With a wealth of source materials, including administrative reports, writings by British officers, travellers and church mission records of the 1800s and 1900s, Saradamoni traces the evolution and abolition of slavery in Kerala. According to the system that existed in Kerala in the early 1800s, slaves were the absolute property of their masters. They were not attached to the soil. They could be made to do any work and could be sold to anyone. They did not even own their children. They begot children so that the master could have a continuous supply of workers. Pulayas constituted the largest slave community in Kerala.
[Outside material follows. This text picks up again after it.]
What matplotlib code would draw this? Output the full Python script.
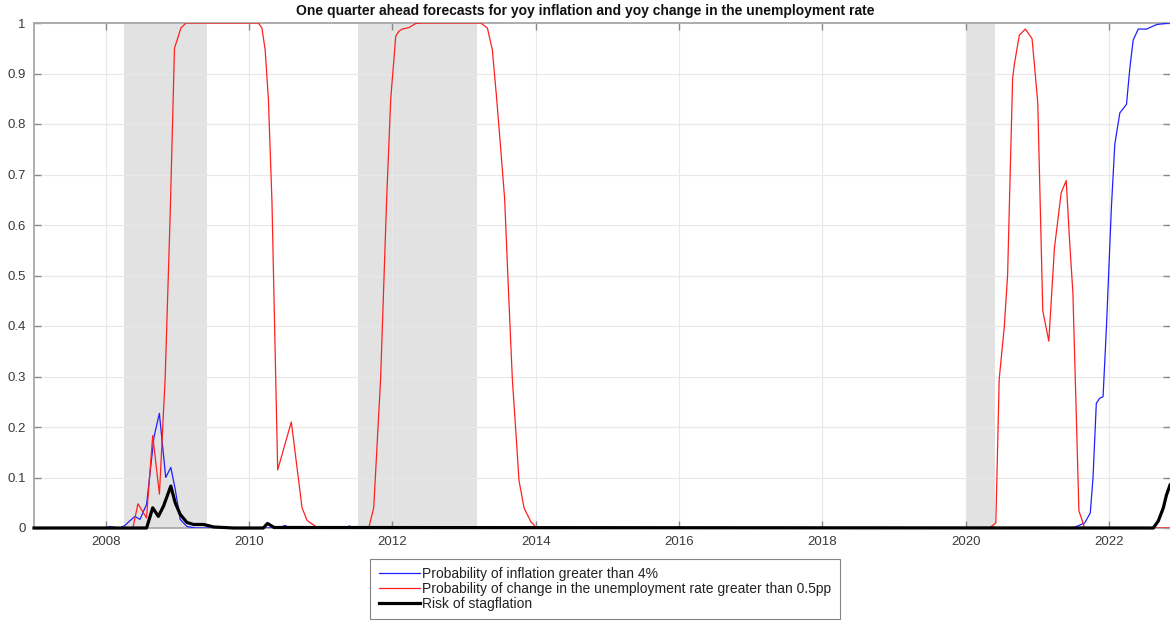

She notes that the price of slaves in Kerala, as gleaned from several records, varied from ₹6 to ₹18. There were instances of the master selling the husband and wife or the children separately to different persons. The masters gave them just enough for subsistence. The master was not accountable to any person for what he did with his slaves. He was the legal judge of their offences and could punish them by death.
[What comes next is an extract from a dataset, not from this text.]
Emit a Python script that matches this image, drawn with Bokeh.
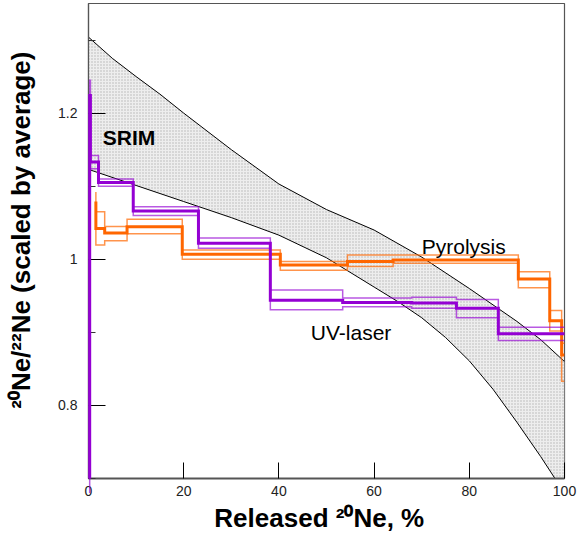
from bokeh.plotting import figure
from bokeh.models import Range1d, FixedTicker, Label, CustomJSTickFormatter
from bokeh.embed import file_html
from bokeh.resources import INLINE

# ---- data ----
# SRIM band (upper and lower boundary curves)
srim_x_upper = [0, 5, 10, 15, 20, 30, 40, 50, 60, 70, 80, 90, 95, 100]
srim_upper = [1.304, 1.275, 1.250, 1.226, 1.200, 1.150, 1.103, 1.068, 1.040, 1.003, 0.960, 0.915, 0.890, 0.860]
srim_x_lower = [0, 10, 20, 30, 40, 50, 60, 65, 70, 75, 80, 85, 90, 95, 100]
srim_lower = [1.123, 1.101, 1.079, 1.057, 1.033, 1.002, 0.962, 0.942, 0.920, 0.893, 0.861, 0.822, 0.777, 0.730, 0.680]

# UV-laser step series (edges in % released, values = ratio)
uv_edges = [0.25, 0.25, 0.4, 2.1, 9.4, 23.1, 38.2, 53.4, 67.9, 77.3, 86.1, 100]
uv_mid = [0.700, 1.224, 1.133, 1.105, 1.066, 1.022, 0.944, 0.941, 0.940, 0.933, 0.898]
uv_hi = [0.700, 1.245, 1.142, 1.110, 1.072, 1.029, 0.958, 0.947, 0.948, 0.945, 0.907]
uv_lo = [0.680, 1.200, 1.124, 1.100, 1.060, 1.015, 0.931, 0.935, 0.933, 0.920, 0.889]

# Pyrolysis step series
py_edges = [1.55, 1.55, 3.4, 8.1, 19.7, 40.3, 54.4, 64.0, 90.3, 96.9, 99.4, 100]
py_mid = [1.079, 1.042, 1.036, 1.0445, 1.007, 0.992, 0.997, 0.999, 0.973, 0.916, 0.869]
py_hi = [1.092, 1.065, 1.045, 1.0546, 1.0127, 0.997, 1.006, 1.006, 0.983, 0.930, 0.885]
py_lo = [1.070, 1.0195, 1.0254, 1.035, 1.000, 0.985, 0.990, 0.9945, 0.961, 0.902, 0.833]

x_ticks = [0, 20, 40, 60, 80, 100]
y_ticks = [0.8, 1.0, 1.2]
y_minor = [0.7, 0.9, 1.1, 1.3]

x_title = "Released \u00b2\u2070Ne, %"
y_title = "\u00b2\u2070Ne/\u00b2\u00b2Ne (scaled by average)"

FONT = "Liberation Sans"
PURPLE = "#9400d3"
ORANGE = "#ff6600"
NBSP = "\u00a0"


def step_xy(edges, vals):
    xs, ys = [], []
    for i, v in enumerate(vals):
        xs += [edges[i], edges[i + 1]]
        ys += [v, v]
    return xs, ys


p = figure(frame_width=476, frame_height=475,
           x_range=Range1d(0, 100), y_range=Range1d(0.7, 1.35),
           output_backend="svg", toolbar_location=None,
           min_border_left=88, min_border_right=21, min_border_top=3, min_border_bottom=0)
p.grid.visible = False
p.outline_line_color = "#555555"
p.outline_line_width = 1.2
p.background_fill_color = "white"
p.border_fill_color = "white"

# SRIM band
band_x = list(srim_x_upper) + list(reversed(srim_x_lower))
band_y = list(srim_upper) + list(reversed(srim_lower))
p.patch(band_x, band_y, fill_color="#eeeeee", line_color=None,
        hatch_pattern=".", hatch_color="#b4b4b4", hatch_scale=3, hatch_weight=0.7)
p.line(srim_x_upper, srim_upper, line_color="black", line_width=1)
p.line(srim_x_lower, srim_lower, line_color="black", line_width=1)

# Pyrolysis
for vals, w, a in [(py_hi, 1.5, 0.7), (py_lo, 1.5, 0.7), (py_mid, 3, 1.0)]:
    xs, ys = step_xy(py_edges, vals)
    p.line(xs, ys, line_color=ORANGE, line_width=w, line_alpha=a, line_join="miter")

# UV-laser (drawn above the axes like in the original)
for vals, w, a in [(uv_hi, 1.5, 0.65), (uv_lo, 1.5, 0.65), (uv_mid, 3, 1.0)]:
    xs, ys = step_xy(uv_edges, vals)
    p.line(xs, ys, line_color=PURPLE, line_width=w, line_alpha=a, line_join="miter",
           level="overlay")

# annotations
p.add_layout(Label(x=3.0, y=1.167, text="SRIM", text_font=FONT, text_font_style="bold",
                   text_font_size="21px", text_color="black", text_baseline="alphabetic"))
p.add_layout(Label(x=70.0, y=1.017, text="Pyrolysis", text_font=FONT,
                   text_font_size="21px", text_color="black", text_baseline="alphabetic"))
p.add_layout(Label(x=46.7, y=0.900, text="UV-laser", text_font=FONT,
                   text_font_size="21px", text_color="black", text_baseline="alphabetic"))

# axes
xa = p.xaxis[0]
xa.ticker = FixedTicker(ticks=x_ticks)
xa.major_tick_in = 16
xa.major_tick_out = 0
xa.minor_tick_line_color = None
xa.axis_line_color = "#555555"
xa.axis_line_width = 2
xa.major_tick_line_color = "black"
xa.major_label_text_font = FONT
xa.major_label_text_font_size = "14px"
xa.major_label_text_color = "#222222"
xa.major_label_standoff = 7
xa.axis_label = x_title + NBSP * 2
xa.axis_label_text_font = FONT
xa.axis_label_text_font_style = "bold"
xa.axis_label_text_font_size = "26px"
xa.axis_label_text_color = "black"
xa.axis_label_standoff = 4

ya = p.yaxis[0]
ya.ticker = FixedTicker(ticks=y_ticks, minor_ticks=y_minor)
ya.formatter = CustomJSTickFormatter(code="return String(Math.round(tick*10)/10);")
ya.major_tick_in = 17
ya.major_tick_out = 0
ya.minor_tick_in = 7
ya.minor_tick_out = 0
ya.axis_line_color = "#555555"
ya.axis_line_width = 1.2
ya.major_tick_line_color = "black"
ya.minor_tick_line_color = "#333333"
ya.major_label_text_font = FONT
ya.major_label_text_font_size = "14px"
ya.major_label_text_color = "#222222"
ya.major_label_standoff = 11
ya.axis_label = NBSP * 3 + y_title
ya.axis_label_text_font = FONT
ya.axis_label_text_font_style = "bold"
ya.axis_label_text_font_size = "26px"
ya.axis_label_text_color = "black"
ya.axis_label_standoff = 19

open("out.html", "w").write(file_html(p, INLINE))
The British Government in India legally abolished slavery in 1843. Malabar came under the scope of this act as it was under Madras presidency, but it did not apply to the princely states of Travancore and Cochin. The first anti-slavery proclamation was issued in Travancore in 1853, but it had a clause ensuring that the freedom of slaves will not affect the caste hierarchy and other 'customs'.
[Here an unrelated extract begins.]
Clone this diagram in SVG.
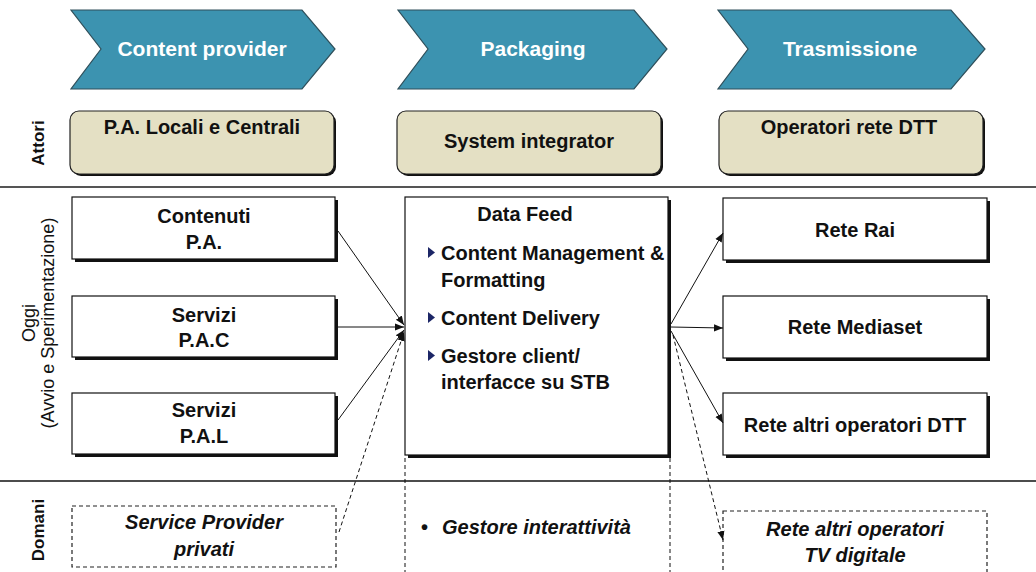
<svg xmlns="http://www.w3.org/2000/svg" width="1036" height="572" viewBox="0 0 1036 572">
<style>
.t{font-family:"Liberation Sans",Arial,sans-serif;font-weight:bold;font-size:20px;fill:#111;}
.h{font-family:"Liberation Sans",Arial,sans-serif;font-weight:bold;font-size:21px;fill:#fff;}
.i{font-family:"Liberation Sans",Arial,sans-serif;font-weight:bold;font-style:italic;font-size:20px;fill:#111;}
.side{font-family:"Liberation Sans",Arial,sans-serif;font-size:18px;fill:#111;}
.chev{fill:#3C93B0;stroke:#2F4F5A;stroke-width:1.2;}
.actor{fill:#E4E0C4;stroke:#222;stroke-width:1.2;}
.ashadow{fill:#111;}
.box{fill:#fff;stroke:#111;stroke-width:1.2;}
.shadow{fill:#111;}
.dbox{fill:none;stroke:#222;stroke-width:1.2;stroke-dasharray:4,3;}
.ln{stroke:#111;stroke-width:1;fill:none;}
.dl{stroke:#111;stroke-width:1;fill:none;stroke-dasharray:4,3;}
</style>
<defs>
<marker id="arr" viewBox="0 0 10 10" refX="10" refY="5" markerWidth="9" markerHeight="9" markerUnits="userSpaceOnUse" orient="auto">
<path d="M0,1 L10,5 L0,9 Z" fill="#111"/>
</marker>
</defs>
<rect width="1036" height="572" fill="#fff"/>

<g id="chevron-content-provider">
<path class="chev" d="M71,10 L302,10 L335,49 L302,89 L71,89 L101,49 Z"/>
<text class="h" x="202" y="56" text-anchor="middle">Content provider</text>
</g>
<g id="chevron-packaging">
<path class="chev" d="M398,10 L634,10 L667,49 L634,89 L398,89 L428,49 Z"/>
<text class="h" x="533" y="56" text-anchor="middle">Packaging</text>
</g>
<g id="chevron-trasmissione">
<path class="chev" d="M718,10 L951,10 L985,49 L951,89 L718,89 L748,49 Z"/>
<text class="h" x="850" y="56" text-anchor="middle">Trasmissione</text>
</g>

<g id="label-attori">
<text class="side" transform="translate(44,143) rotate(-90)" text-anchor="middle" style="font-weight:bold;font-size:17px">Attori</text>
</g>
<g id="actor-pa">
<rect class="ashadow" x="72" y="113" width="264" height="63" rx="9"/>
<rect class="actor" x="70" y="111" width="264" height="63" rx="9"/>
<text class="t" x="202" y="134" text-anchor="middle">P.A. Locali e Centrali</text>
</g>
<g id="actor-system-integrator">
<rect class="ashadow" x="399" y="113" width="264" height="63" rx="9"/>
<rect class="actor" x="397" y="111" width="264" height="63" rx="9"/>
<text class="t" x="529" y="148" text-anchor="middle">System integrator</text>
</g>
<g id="actor-operatori">
<rect class="ashadow" x="721" y="113" width="264" height="63" rx="9"/>
<rect class="actor" x="719" y="111" width="264" height="63" rx="9"/>
<text class="t" x="849" y="134" text-anchor="middle">Operatori rete DTT</text>
</g>

<line x1="0" y1="187" x2="1036" y2="187" stroke="#555" stroke-width="2"/>
<line x1="0" y1="481" x2="1036" y2="481" stroke="#111" stroke-width="1.5"/>

<g id="label-oggi">
<text class="side" transform="translate(35,323) rotate(-90)" text-anchor="middle">Oggi</text>
<text class="side" transform="translate(54,323) rotate(-90)" text-anchor="middle">(Avvio e Sperimentazione)</text>
</g>

<g id="node-contenuti-pa">
<rect class="shadow" x="75" y="200" width="263" height="62"/>
<rect class="box" x="72" y="197" width="263" height="62"/>
<text class="t" x="204" y="223" text-anchor="middle">Contenuti</text>
<text class="t" x="204" y="249" text-anchor="middle">P.A.</text>
</g>
<g id="node-servizi-pac">
<rect class="shadow" x="75" y="299" width="263" height="61"/>
<rect class="box" x="72" y="296" width="263" height="61"/>
<text class="t" x="204" y="322" text-anchor="middle">Servizi</text>
<text class="t" x="204" y="347" text-anchor="middle">P.A.C</text>
</g>
<g id="node-servizi-pal">
<rect class="shadow" x="75" y="396" width="263" height="61"/>
<rect class="box" x="72" y="393" width="263" height="61"/>
<text class="t" x="204" y="417" text-anchor="middle">Servizi</text>
<text class="t" x="204" y="443" text-anchor="middle">P.A.L</text>
</g>

<g id="node-data-feed">
<rect class="shadow" x="408" y="200" width="263" height="258"/>
<rect class="box" x="405" y="197" width="263" height="258"/>
<text class="t" x="525" y="221" text-anchor="middle">Data Feed</text>
<path d="M428,247 L435,252.5 L428,258 Z" fill="#1C2666"/>
<text class="t" x="441" y="260">Content Management &amp;</text>
<text class="t" x="441" y="287">Formatting</text>
<path d="M428,312 L435,317.5 L428,323 Z" fill="#1C2666"/>
<text class="t" x="441" y="325">Content Delivery</text>
<path d="M428,350 L435,355.5 L428,361 Z" fill="#1C2666"/>
<text class="t" x="441" y="363">Gestore client/</text>
<text class="t" x="441" y="389">interfacce su STB</text>
</g>

<g id="node-rete-rai">
<rect class="shadow" x="726" y="201" width="264" height="62"/>
<rect class="box" x="723" y="198" width="264" height="62"/>
<text class="t" x="855" y="237" text-anchor="middle">Rete Rai</text>
</g>
<g id="node-rete-mediaset">
<rect class="shadow" x="726" y="299" width="264" height="62"/>
<rect class="box" x="723" y="296" width="264" height="62"/>
<text class="t" x="855" y="334" text-anchor="middle">Rete Mediaset</text>
</g>
<g id="node-rete-altri-dtt">
<rect class="shadow" x="726" y="396" width="264" height="62"/>
<rect class="box" x="723" y="393" width="264" height="62"/>
<text class="t" x="855" y="432" text-anchor="middle">Rete altri operatori DTT</text>
</g>

<g id="label-domani">
<text class="side" transform="translate(44,530) rotate(-90)" text-anchor="middle" style="font-weight:bold;font-size:17px">Domani</text>
</g>
<g id="node-service-provider">
<rect class="dbox" x="72" y="506" width="264" height="61"/>
<text class="i" x="204" y="529" text-anchor="middle">Service Provider</text>
<text class="i" x="204" y="556" text-anchor="middle">privati</text>
</g>
<g id="node-gestore-interattivita">
<text class="i" x="421" y="534" style="font-style:normal">•</text>
<text class="i" x="442" y="534">Gestore interattività</text>
</g>
<g id="node-rete-tv-digitale">
<rect class="dbox" x="723" y="511" width="264" height="70"/>
<text class="i" x="855" y="536" text-anchor="middle">Rete altri operatori</text>
<text class="i" x="855" y="562" text-anchor="middle">TV digitale</text>
</g>

<g id="connectors">
<line class="dl" x1="405" y1="458" x2="405" y2="572"/>
<line class="dl" x1="670" y1="458" x2="670" y2="572"/>
<line class="ln" x1="338" y1="231" x2="404" y2="325" marker-end="url(#arr)"/>
<line class="ln" x1="338" y1="327" x2="404" y2="327" marker-end="url(#arr)"/>
<line class="ln" x1="338" y1="420" x2="404" y2="330" marker-end="url(#arr)"/>
<line class="dl" x1="339" y1="532" x2="404" y2="332" marker-end="url(#arr)"/>
<line class="ln" x1="671" y1="324" x2="723" y2="233" marker-end="url(#arr)"/>
<line class="ln" x1="671" y1="327" x2="723" y2="328" marker-end="url(#arr)"/>
<line class="ln" x1="671" y1="331" x2="723" y2="423" marker-end="url(#arr)"/>
<line class="dl" x1="673" y1="335" x2="723" y2="540" marker-end="url(#arr)"/>
</g>
</svg>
The Cochin royals issued the proclamation in 1854, with an additional clause ensuring that the slave and a free man will not be treated differently, if found guilty of any penal offence, thus granting the slave equality before law for the first time. This clause was included in a fresh declaration in Travancore in 1855. Travancore had around ten thousand slaves during the time of abolition.

The final legal blow to slavery in India was struck by the Indian Penal Code, which came into force in 1862. But Saradamoni writes that the Government did not also bother to create the climate nor the necessary machinery for implementation. The abolition did not result in immediate emancipation of the slaves, with many still remaining with their old masters. These castes were still denied access to public courts and other institutions, and education was also denied to them, making it hard for them to improve their social situation. The Cochin State Manual of 1911 admitted that the state of the 'freed' slaves had not changed even after half a century.

She writes how the former agrestic slaves and traditional agricultural labour of Kerala had to wait for nearly a century before they could attain proprietary rights over the sites on which their huts were built, through land reform measures.